Faced with too many choices, two things could happen in the real estate market. The first is the emergence of a standard deemed more credible than the others - which will effectively mean duplicating organisations will have been wasting their time developing less credible ones. The second is that pension funds give up on the idea of ‘certifying' investor education altogether, which means all organisations will have been wasting their time. The process - of agreement or attrition - will likely be long.

Will the availability of increased vehicles benefit pension funds? Yes. But it is not about pension funds - at least not exclusively - and Hughes does not pretend that EPRA will attract a mass membership of institutional investors in the short term.

"As time goes by, more UK pension funds will join. We expect one or two Swedish pension funds, too. We'd like to see at least the top 20 pension funds with an active interest in real estate joining over the short to medium term.

"We like to think we encourage our members to become actively involved," he says, but of 190 current members only a handful are pension funds.
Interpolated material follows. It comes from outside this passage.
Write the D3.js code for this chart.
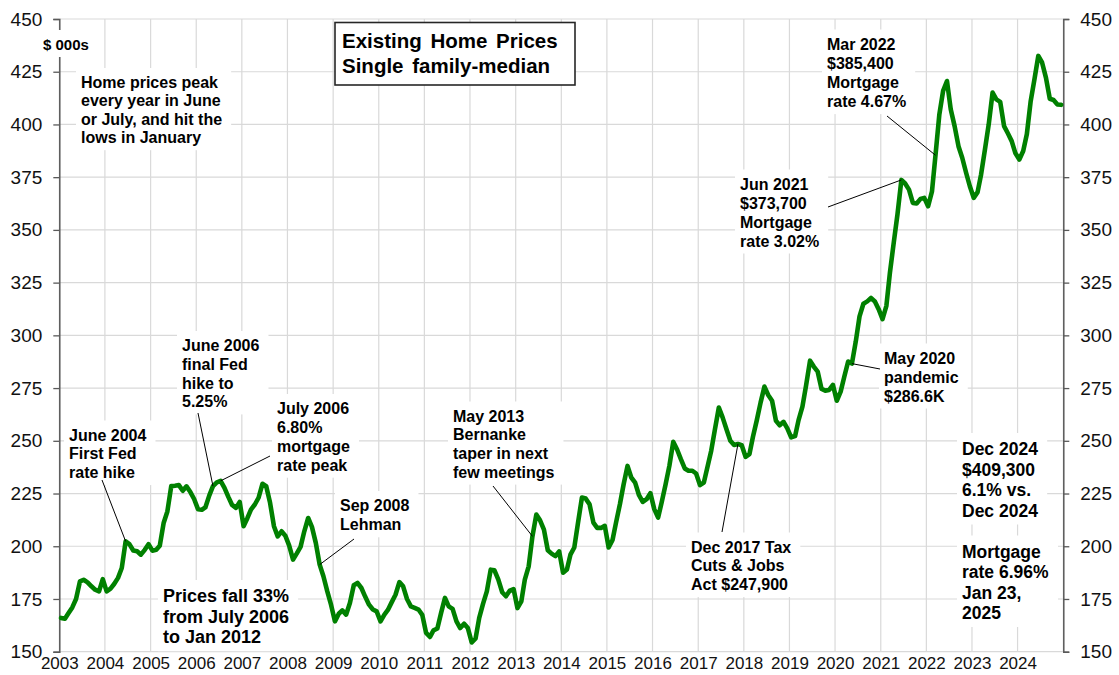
<!DOCTYPE html>
<html>
<head>
<meta charset="utf-8">
<script src="https://cdn.jsdelivr.net/npm/d3@7"></script>
<style>
  body { margin: 0; background: #fff; }
  svg { display: block; }
</style>
</head>
<body>
<svg id="chart" width="1119" height="675"></svg>
<script>
// Existing single-family median price, $000s, monthly Jan 2003 - Dec 2024
const startYear = 2003;
const monthlyPrice = [
  166.0, 165.6, 168.2, 171.0, 175.0, 183.3, 184.1, 182.9, 181.0, 179.4, 178.6, 184.4, // 2003
  178.6, 179.9, 182.1, 185.0, 189.7, 202.3, 201.0, 198.0, 197.6, 196.0, 198.3, 201.0, // 2004
  197.9, 198.3, 200.2, 211.0, 216.5, 228.5, 228.7, 229.0, 226.3, 228.4, 225.7, 222.4, // 2005
  217.6, 217.3, 218.4, 224.0, 228.5, 230.3, 231.0, 227.7, 223.4, 219.6, 218.2, 221.0, // 2006
  209.5, 213.4, 217.4, 219.8, 223.0, 229.6, 228.5, 220.6, 209.5, 204.7, 207.1, 205.0, // 2007
  200.3, 193.7, 196.5, 199.7, 207.1, 213.4, 209.2, 201.6, 191.3, 185.8, 178.6, 172.3, // 2008
  164.4, 168.0, 169.6, 167.6, 173.1, 181.5, 182.6, 180.2, 176.0, 172.3, 170.0, 169.1, // 2009
  164.4, 167.6, 169.8, 173.5, 177.0, 183.0, 181.0, 175.0, 171.5, 170.8, 170.0, 167.5, // 2010
  158.9, 157.0, 160.1, 161.0, 168.4, 175.5, 171.5, 170.3, 164.4, 161.2, 163.3, 161.2, // 2011
  154.4, 156.3, 166.0, 172.8, 178.6, 188.9, 188.6, 184.2, 178.2, 176.3, 179.0, 179.7, // 2012
  170.7, 173.9, 184.2, 190.5, 204.7, 215.0, 212.3, 207.9, 198.1, 196.5, 195.3, 197.6, // 2013
  187.5, 189.0, 196.0, 199.4, 211.2, 223.1, 222.6, 219.9, 211.2, 208.7, 208.7, 209.7, // 2014
  199.4, 203.0, 211.2, 219.9, 229.4, 238.1, 232.6, 230.2, 224.2, 221.0, 222.3, 225.2, // 2015
  217.6, 213.6, 221.0, 229.4, 238.1, 249.5, 246.0, 241.3, 236.9, 235.8, 235.8, 234.5, // 2016
  229.0, 230.2, 237.3, 245.3, 255.5, 265.8, 261.1, 255.5, 250.0, 248.0, 248.5, 247.9, // 2017
  242.4, 243.7, 251.9, 259.8, 268.1, 275.7, 271.7, 269.0, 259.5, 257.4, 259.0, 255.9, // 2018
  251.6, 252.2, 259.8, 266.2, 276.5, 288.0, 285.2, 282.8, 274.6, 273.8, 274.1, 276.5, // 2019
  269.0, 273.3, 280.4, 287.6, 286.6, 297.1, 309.0, 315.0, 316.1, 317.7, 316.1, 312.4, // 2020
  307.7, 314.0, 329.6, 344.0, 357.5, 373.7, 372.0, 369.1, 362.8, 362.5, 364.7, 365.2, // 2021
  361.2, 368.3, 385.4, 404.8, 415.9, 420.6, 407.2, 399.2, 389.7, 384.2, 377.1, 370.7, // 2022
  365.2, 367.9, 376.3, 388.2, 400.0, 415.1, 411.9, 410.7, 399.2, 395.8, 392.1, 386.3, // 2023
  383.4, 387.4, 395.3, 411.1, 421.4, 432.5, 429.4, 422.2, 412.2, 411.6, 409.5, 409.3  // 2024
];
const yTicks = [150, 175, 200, 225, 250, 275, 300, 325, 350, 375, 400, 425, 450];
const xTickYears = d3.range(2003, 2025);
const titleLines = ['Existing Home Prices', 'Single family-median'];

const FONT = '"Liberation Sans", Arial, Helvetica, sans-serif';

// text notes; tip = month index the leader line points at
const notes = [
  { lines: ['Home prices peak', 'every year in June', 'or July, and hit the', 'lows in January'], x: 81, y: 88, size: 16, lh: 18.4 },
  { lines: ['June 2004', 'First Fed', 'rate hike'], x: 69, y: 440.5, size: 16, lh: 18.8, tip: 17, from: [102, 480] },
  { lines: ['June 2006', 'final Fed', 'hike to', '5.25%'], x: 182, y: 351, size: 16, lh: 18.8, tip: 40, from: [198, 413] },
  { lines: ['July 2006', '6.80%', 'mortgage', 'rate peak'], x: 277, y: 414, size: 16, lh: 18.9, tip: 42, from: [270, 456] },
  { lines: ['Sep 2008', 'Lehman'], x: 340, y: 511, size: 16, lh: 19.3, tip: 68, from: [354, 539] },
  { lines: ['Prices fall 33%', 'from July 2006', 'to Jan 2012'], x: 163, y: 602, size: 18, lh: 20.6 },
  { lines: ['May 2013', 'Bernanke', 'taper in next', 'few meetings'], x: 453, y: 421.5, size: 16, lh: 18.7, tip: 124, from: [493, 486] },
  { lines: ['Dec 2017 Tax', 'Cuts & Jobs', 'Act $247,900'], x: 691, y: 552.5, size: 16, lh: 18.8, tip: 178, from: [722, 532] },
  { lines: ['May 2020', 'pandemic', '$286.6K'], x: 884, y: 363.5, size: 16, lh: 19, tip: 208, from: [880, 369] },
  { lines: ['Jun 2021', '$373,700', 'Mortgage', 'rate 3.02%'], x: 740, y: 189.5, size: 16, lh: 19, tip: 221, from: [828, 207] },
  { lines: ['Mar 2022', '$385,400', 'Mortgage', 'rate 4.67%'], x: 827, y: 49.5, size: 16, lh: 19.2, tip: 230, from: [887, 116] },
  { lines: ['Dec 2024', '$409,300', '6.1% vs.', 'Dec 2024'], x: 962, y: 455, size: 17.5, lh: 20.5 },
  { lines: ['Mortgage', 'rate 6.96%', 'Jan 23,', '2025'], x: 962, y: 557.5, size: 17.5, lh: 20.5 },
  { lines: ['$ 000s'], x: 43, y: 50, size: 15, lh: 18 }
];

const width = 1119;
const height = 675;
const margin = { top: 19, right: 55.7, bottom: 23.3, left: 59.3 };

const data = monthlyPrice.map((v, i) => ({
  date: new Date(startYear + Math.floor(i / 12), i % 12, 15), // plotted mid-month
  value: v
}));

const svg = d3.select('#chart');

const x = d3.scaleTime()
  .domain([new Date(2003, 0, 1), new Date(2025, 0, 1)])
  .range([margin.left, width - margin.right]);

const y = d3.scaleLinear()
  .domain([150, 450])
  .range([height - margin.bottom, margin.top]);

// gridlines
const grid = svg.append('g').attr('class', 'grid')
  .attr('stroke', '#d9d9d9').attr('stroke-width', 1.2);

grid.selectAll('line.h')
  .data(yTicks)
  .join('line')
  .attr('class', 'h')
  .attr('x1', margin.left).attr('x2', width - margin.right)
  .attr('y1', d => y(d)).attr('y2', d => y(d));

grid.selectAll('line.v')
  .data(xTickYears.concat([2025]))
  .join('line')
  .attr('class', 'v')
  .attr('x1', d => x(new Date(d, 0, 1))).attr('x2', d => x(new Date(d, 0, 1)))
  .attr('y1', margin.top).attr('y2', height - margin.bottom);

// left + right axes
const leftAxis = svg.append('g')
  .attr('transform', `translate(${margin.left},0)`)
  .call(d3.axisLeft(y).tickValues(yTicks).tickSize(6).tickPadding(11));

const rightAxis = svg.append('g')
  .attr('transform', `translate(${width - margin.right},0)`)
  .call(d3.axisRight(y).tickValues(yTicks).tickSize(6).tickPadding(11));

[leftAxis, rightAxis].forEach(a => {
  a.attr('font-size', 19).attr('font-family', FONT);
  a.select('.domain').attr('stroke', '#595959').attr('stroke-width', 1.5);
  a.selectAll('.tick line').attr('stroke', '#595959').attr('stroke-width', 1.3);
  a.selectAll('.tick text').attr('fill', '#111');
});

// year labels under the chart
const bottomAxis = svg.append('g')
  .attr('transform', `translate(0,${height - margin.bottom})`)
  .call(d3.axisBottom(x)
    .tickValues(xTickYears.map(yr => new Date(yr, 0, 1)))
    .tickFormat(d3.timeFormat('%Y'))
    .tickSize(0)
    .tickPadding(5));
bottomAxis.attr('font-size', 17).attr('font-family', FONT);
bottomAxis.select('.domain').remove();
bottomAxis.selectAll('.tick text').attr('fill', '#111');

// text notes with white backing boxes
const noteLayer = svg.append('g').attr('class', 'notes');
notes.forEach(n => {
  const g = noteLayer.append('g');
  const rect = g.append('rect').attr('fill', '#fff');
  const texts = g.selectAll('text')
    .data(n.lines)
    .join('text')
    .attr('x', n.x)
    .attr('y', (d, k) => n.y + k * n.lh)
    .attr('font-family', FONT)
    .attr('font-weight', 'bold')
    .attr('font-size', n.size)
    .attr('fill', '#000')
    .text(d => d);
  const b = g.node().getBBox();
  rect.attr('x', b.x - 5).attr('y', b.y - 6)
    .attr('width', b.width + 14).attr('height', b.height + 10);
});

// price line
const line = d3.line()
  .x(d => x(d.date))
  .y(d => y(d.value));

svg.append('path')
  .datum(data)
  .attr('fill', 'none')
  .attr('stroke', '#008000')
  .attr('stroke-width', 4.6)
  .attr('stroke-linejoin', 'round')
  .attr('stroke-linecap', 'round')
  .attr('d', line);

// leader lines
svg.append('g').attr('class', 'leaders')
  .selectAll('line')
  .data(notes.filter(n => n.tip !== undefined))
  .join('line')
  .attr('x1', d => d.from[0]).attr('y1', d => d.from[1])
  .attr('x2', d => x(data[d.tip].date)).attr('y2', d => y(data[d.tip].value))
  .attr('stroke', '#000')
  .attr('stroke-width', 1);

// title box
const title = svg.append('g');
title.append('rect')
  .attr('x', 335).attr('y', 22.5)
  .attr('width', 240).attr('height', 62.5)
  .attr('fill', '#fff')
  .attr('stroke', '#262626')
  .attr('stroke-width', 1.6);
title.selectAll('text')
  .data(titleLines)
  .join('text')
  .attr('x', 342)
  .attr('y', (d, i) => 48 + i * 25)
  .attr('font-family', FONT)
  .attr('font-weight', 'bold')
  .attr('font-size', 20.5)
  .attr('word-spacing', 3)
  .attr('fill', '#000')
  .text(d => d);
</script>
</body>
</html>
Even for more defined organisations such as INREV, the case needs to be made to investors that they will get sufficient services to justify both the cost and effort of membership.

"Among pension funds - yes, absolutely, there's demand, but also for more transparency across the industry. What I hope is that investors will consider joining," says Nielsen. "We have more than 50 investors already. But investors still have to learn about what they get. It will take time to get it known."

Satumalaij argues that it is up to pension funds themselves to set the agenda - and up to associations to push for the right aims in a fast-growing sector. The problem is that, apart from staff, the work as well as the will to change is constrained by members' capacity. For this reason - if not because once you've got members to work, you have to get them to agree to a common purpose - associations are unlikely to develop as rapidly as the market.

"Is there no hope for rapid change? It isn't that negative," says Satumalaij. The pace is just a fact of life. It won't move that fast."